‘My elderly uncle’s lady friend is very manipulative’: He loans money to this girlfriend. What can I do? Will she be able to contest his will?
My uncle was married many years ago, but he divorced and has remained single ever since. His first wife took him to the cleaners financially. They had no children.
He is currently in a romantic relationship and has enjoyed the company of the same lady friend for many years. They live separately. He is opposed to marriage because he understandably doesn’t want to lose half of his wealth for a second time.
“‘Would she have any legitimate claim to any portion of his estate?’”
He has generously made monetary loans to his lady friend and her family throughout the years, none of which are close to being fully repaid. He has a trust and a will in place. As his only living relative, I have been named as the eventual executor of his estate.
My elderly uncle’s lady friend is a gold digger and very manipulative. I am concerned that she will somehow try to contest my uncle’s trust or will after he dies by alleging that he promised her a share of his estate — and that she will have her conniving family back up her scheme.
Would she have any legitimate claim to any portion of his estate? If she contests the will or trust, would the estate have to foot the bill for all the legal fees incurred, or would I be personally liable for these costs as the executor of the estate after the proceeds of the estate are dispersed?
The issue of lending money aside, not every every person in a relationship that is unequal economically is in it for the money — what you term a “gold digger.” But the bigger issue is that a person should never loan money if they can’t afford not to have it repaid. My guess is that your uncle is aware of that and knows that this money may never be returned. It’s one of the most common issues in small-claims court between romantic partners: What is a loan and what is a gift?
If you do wish to loan money with the expectation or hope that it will be returned — including when it involves a family member, friend or loved one — always have a notarized loan agreement and give the borrower a definitive timeline to return the money.
U.S. states put a dollar limit on small-claims court cases, and it may be the case here that your uncle’s loans or gifts to his girlfriend exceed that amount. In Texas, for instance, that amount is $20,000. In California, individuals can claim up to $10,000 in small-claims court.
Spare a thought for this man’s children: Their father married his caregiver, who was 40 years his junior, in secret, and she now stands to inherit tens of millions of dollars from his estate.

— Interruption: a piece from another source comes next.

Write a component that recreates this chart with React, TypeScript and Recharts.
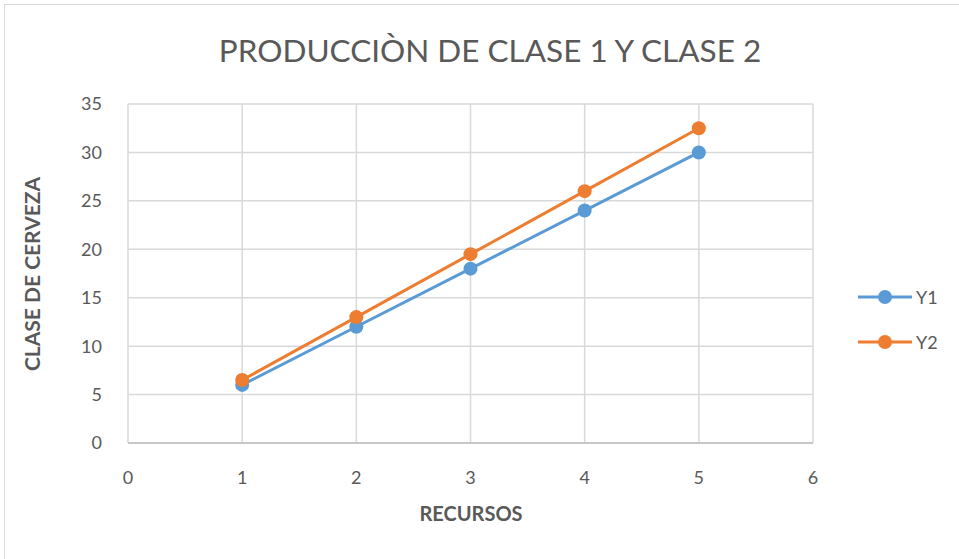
import React from 'react';
import {LineChart, Line, XAxis, YAxis, CartesianGrid} from 'recharts';

const recursos = [1, 2, 3, 4, 5];
const y1 = [6, 12, 18, 24, 30];
const y2 = [6.5, 13, 19.5, 26, 32.5];
const xTicks = [0, 1, 2, 3, 4, 5, 6];
const yTicks = [0, 5, 10, 15, 20, 25, 30, 35];
const seriesNames = ['Y1', 'Y2'];
const seriesColors = ['#5b9bd5', '#ed7d31'];

const data = recursos.map((r, i) => ({x: r, Y1: y1[i], Y2: y2[i]}));

const FONT = 'Lato, "Open Sans", sans-serif';
const TXT = '#595959';

// legend drawn outside the chart so it doesn't eat plot space
const LegendBox = () => (
    <div style={{position: 'absolute', left: 858, top: 274, fontFamily: FONT, fontSize: 18, color: TXT}}>
        {seriesNames.map((name, i) => (
            <div key={name} style={{display: 'flex', alignItems: 'center', height: 45}}>
                <svg width={56} height={16}>
                    <line x1={0} y1={8} x2={54} y2={8} stroke={seriesColors[i]} strokeWidth={3}/>
                    <circle cx={27} cy={8} r={7} fill={seriesColors[i]}/>
                </svg>
                <span style={{marginLeft: 2}}>{name}</span>
            </div>
        ))}
    </div>
);

const App = () => {
    return (
        <div style={{position: 'absolute', left: 0, top: 0, width: 959, height: 559, background: '#fff', overflow: 'hidden'}}>
            <div style={{position: 'absolute', left: 4, top: 4, width: 970, height: 570, border: '1px solid #d9d9d9'}}/>
            <LineChart
                width={959}
                height={559}
                data={data}
                margin={{top: 104, right: 146, left: 0, bottom: 0}}
            >
                <text x={490} y={62} textAnchor="middle" fontFamily={FONT} fontSize={31.5} fill={TXT}>
                    PRODUCCIÒN DE CLASE 1 Y CLASE 2
                </text>
                <text x={40} y={274} textAnchor="middle" fontFamily={FONT} fontSize={21} fontWeight="bold" fill={TXT}
                      transform="rotate(-90 40 274)">
                    CLASE DE CERVEZA
                </text>
                <text x={471} y={521} textAnchor="middle" fontFamily={FONT} fontSize={20} fontWeight="bold" fill={TXT}>
                    RECURSOS
                </text>
                <CartesianGrid stroke="#d9d9d9" strokeWidth={1.5}/>
                <XAxis
                    type="number"
                    dataKey="x"
                    domain={[0, 6]}
                    ticks={xTicks}
                    height={116}
                    tickLine={false}
                    axisLine={{stroke: '#bfbfbf', strokeWidth: 1.5}}
                    tickMargin={22}
                    tick={{fontFamily: FONT, fontSize: 18, fill: TXT}}
                />
                <YAxis
                    type="number"
                    domain={[0, 35]}
                    ticks={yTicks}
                    width={128}
                    tickLine={false}
                    axisLine={false}
                    tickMargin={20}
                    tick={{fontFamily: FONT, fontSize: 18, fill: TXT}}
                />
                <Line dataKey="Y1" stroke={seriesColors[0]} strokeWidth={3}
                      dot={{r: 7, fill: seriesColors[0], stroke: 'none'}} isAnimationActive={false}/>
                <Line dataKey="Y2" stroke={seriesColors[1]} strokeWidth={3}
                      dot={{r: 7, fill: seriesColors[1], stroke: 'none'}} isAnimationActive={false}/>
            </LineChart>
            <LegendBox/>
        </div>
    );
};

export default App;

They may have been in love. Or she may have had an eye on his fortune.
Mitch Mitchell, associate counsel for estate planning at Trust & Will, an estate-planning platform in San Diego, Calif., says your uncle’s case is much simpler. He says that if your uncle has a trust and will in place, his assets should be distributed according to those documents after his death.
“ ‘If you do wish to loan money with the expectation or hope that it will be returned, always have a notarized loan agreement.’”

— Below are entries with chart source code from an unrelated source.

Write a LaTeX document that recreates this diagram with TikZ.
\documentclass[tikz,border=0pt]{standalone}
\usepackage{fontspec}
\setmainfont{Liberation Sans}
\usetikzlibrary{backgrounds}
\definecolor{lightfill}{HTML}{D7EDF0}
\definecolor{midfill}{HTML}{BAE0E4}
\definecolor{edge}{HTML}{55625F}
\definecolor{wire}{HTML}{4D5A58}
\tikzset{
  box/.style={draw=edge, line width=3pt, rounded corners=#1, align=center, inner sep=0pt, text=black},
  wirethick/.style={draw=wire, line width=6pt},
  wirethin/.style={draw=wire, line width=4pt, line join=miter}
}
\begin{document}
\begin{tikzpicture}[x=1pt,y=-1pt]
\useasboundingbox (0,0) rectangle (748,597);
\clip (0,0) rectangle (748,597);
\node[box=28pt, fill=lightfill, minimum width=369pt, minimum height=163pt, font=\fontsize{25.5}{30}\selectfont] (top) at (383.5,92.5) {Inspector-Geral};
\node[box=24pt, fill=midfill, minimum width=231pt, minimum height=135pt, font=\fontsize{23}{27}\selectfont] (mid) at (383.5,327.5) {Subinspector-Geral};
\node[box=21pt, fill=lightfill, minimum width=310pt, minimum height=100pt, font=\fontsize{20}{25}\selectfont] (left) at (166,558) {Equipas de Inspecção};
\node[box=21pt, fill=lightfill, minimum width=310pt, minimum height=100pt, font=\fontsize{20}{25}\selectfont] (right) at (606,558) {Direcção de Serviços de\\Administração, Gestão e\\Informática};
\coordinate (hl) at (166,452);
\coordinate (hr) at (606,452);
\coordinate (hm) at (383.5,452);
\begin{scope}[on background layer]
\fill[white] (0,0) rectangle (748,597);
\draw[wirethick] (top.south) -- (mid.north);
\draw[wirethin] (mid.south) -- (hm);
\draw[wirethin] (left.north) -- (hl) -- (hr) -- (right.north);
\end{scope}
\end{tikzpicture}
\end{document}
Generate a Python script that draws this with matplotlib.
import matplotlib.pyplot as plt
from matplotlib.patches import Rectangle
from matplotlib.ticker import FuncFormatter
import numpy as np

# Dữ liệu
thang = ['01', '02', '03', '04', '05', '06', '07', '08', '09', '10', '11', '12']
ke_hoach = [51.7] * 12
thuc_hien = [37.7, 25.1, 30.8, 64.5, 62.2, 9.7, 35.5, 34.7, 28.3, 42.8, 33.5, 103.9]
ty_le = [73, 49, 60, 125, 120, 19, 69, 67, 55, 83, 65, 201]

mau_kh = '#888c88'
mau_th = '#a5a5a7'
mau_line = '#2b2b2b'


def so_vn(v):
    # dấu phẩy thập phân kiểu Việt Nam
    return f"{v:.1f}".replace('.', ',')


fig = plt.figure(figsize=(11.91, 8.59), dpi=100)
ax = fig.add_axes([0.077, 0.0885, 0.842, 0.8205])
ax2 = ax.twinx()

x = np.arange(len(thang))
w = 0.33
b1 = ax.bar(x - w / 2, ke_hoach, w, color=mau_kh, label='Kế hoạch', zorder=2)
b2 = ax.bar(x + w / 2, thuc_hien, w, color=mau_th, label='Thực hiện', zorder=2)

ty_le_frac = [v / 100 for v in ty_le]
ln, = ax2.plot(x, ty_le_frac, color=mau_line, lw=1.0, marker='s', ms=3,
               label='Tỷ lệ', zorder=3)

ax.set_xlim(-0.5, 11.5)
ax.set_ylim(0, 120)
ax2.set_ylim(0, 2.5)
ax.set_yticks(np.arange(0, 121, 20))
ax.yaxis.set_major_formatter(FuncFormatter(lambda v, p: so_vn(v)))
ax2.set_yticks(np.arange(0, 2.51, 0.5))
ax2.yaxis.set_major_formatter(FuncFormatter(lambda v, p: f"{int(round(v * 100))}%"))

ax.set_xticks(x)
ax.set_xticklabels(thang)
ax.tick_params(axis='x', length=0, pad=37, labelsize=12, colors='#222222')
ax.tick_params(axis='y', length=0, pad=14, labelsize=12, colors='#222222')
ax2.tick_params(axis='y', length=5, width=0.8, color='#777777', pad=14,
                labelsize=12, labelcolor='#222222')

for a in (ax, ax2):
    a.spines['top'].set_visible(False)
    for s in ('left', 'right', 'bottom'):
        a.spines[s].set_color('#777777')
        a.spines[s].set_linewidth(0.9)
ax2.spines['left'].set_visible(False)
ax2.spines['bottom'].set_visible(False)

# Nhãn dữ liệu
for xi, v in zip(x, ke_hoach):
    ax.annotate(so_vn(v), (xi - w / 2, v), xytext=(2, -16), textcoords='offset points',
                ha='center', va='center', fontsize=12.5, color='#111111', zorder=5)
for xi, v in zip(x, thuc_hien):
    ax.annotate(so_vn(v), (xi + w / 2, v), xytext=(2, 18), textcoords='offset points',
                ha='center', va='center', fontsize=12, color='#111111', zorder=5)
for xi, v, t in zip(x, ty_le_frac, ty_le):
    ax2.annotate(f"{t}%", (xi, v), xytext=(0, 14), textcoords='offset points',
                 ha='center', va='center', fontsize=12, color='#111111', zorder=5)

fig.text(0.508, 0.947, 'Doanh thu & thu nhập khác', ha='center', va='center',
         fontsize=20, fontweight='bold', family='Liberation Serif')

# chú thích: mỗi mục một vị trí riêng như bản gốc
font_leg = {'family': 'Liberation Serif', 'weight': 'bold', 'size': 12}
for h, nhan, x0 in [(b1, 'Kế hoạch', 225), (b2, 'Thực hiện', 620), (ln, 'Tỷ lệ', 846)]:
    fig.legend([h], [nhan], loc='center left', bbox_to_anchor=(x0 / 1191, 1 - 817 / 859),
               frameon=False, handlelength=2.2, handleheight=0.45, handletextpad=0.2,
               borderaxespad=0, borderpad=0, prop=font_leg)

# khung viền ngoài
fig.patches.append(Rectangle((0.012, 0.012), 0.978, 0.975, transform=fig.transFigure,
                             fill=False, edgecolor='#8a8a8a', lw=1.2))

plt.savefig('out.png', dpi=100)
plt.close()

“If all of your uncle’s assets are in trust, any potential confrontation in probate court can likely be avoided,” he says. “One of the key benefits of having a fully funded revocable trust is probate avoidance. It crosses over with another one: privacy.”
If your uncle’s friend is not a beneficiary of this trust, she has no right to know anything about it. Similarly, “interested parties,” or those with legal standing, are the only people who are typically entitled to contest a will. They include spouses and children.
“To successfully contest the will or trust, your uncle’s lady friend would need to show that your uncle did not have the mental capacity to create the documents, that he was unduly influenced or that the documents were executed improperly,” Mitchell says.
“Your uncle’s lady friend also needs to show she has standing to bring the contest, which might prove more difficult for a nonspouse. Your uncle’s state might recognize common-law marriage, which may or may not help her claims,” he notes. Any contest would likely delay the distribution of assets and incur legal fees.
An executor of an estate typically charges 1% or 1.5% of the estate as compensation, but any legal fees would be paid out of the estate — not out of your pocket — because the individual or individuals would be challenging the validity of your uncle’s will, not you personally.
“You may want to consider discussing your concerns with your uncle and encouraging him to seek legal advice to ensure his estate plan is buttoned up to mitigate his lady friend’s potential claims,” Mitchell adds. “It sounds like he would appreciate your support, given his negative experience with his divorce.”
It’s better to have these conversations while your uncle is of sound mind — and with the help of an experienced estate attorney. If he makes a will, it may be that he wants to leave his girlfriend a small amount of money. Or he may consider the loans enough of a gift. The choice is his.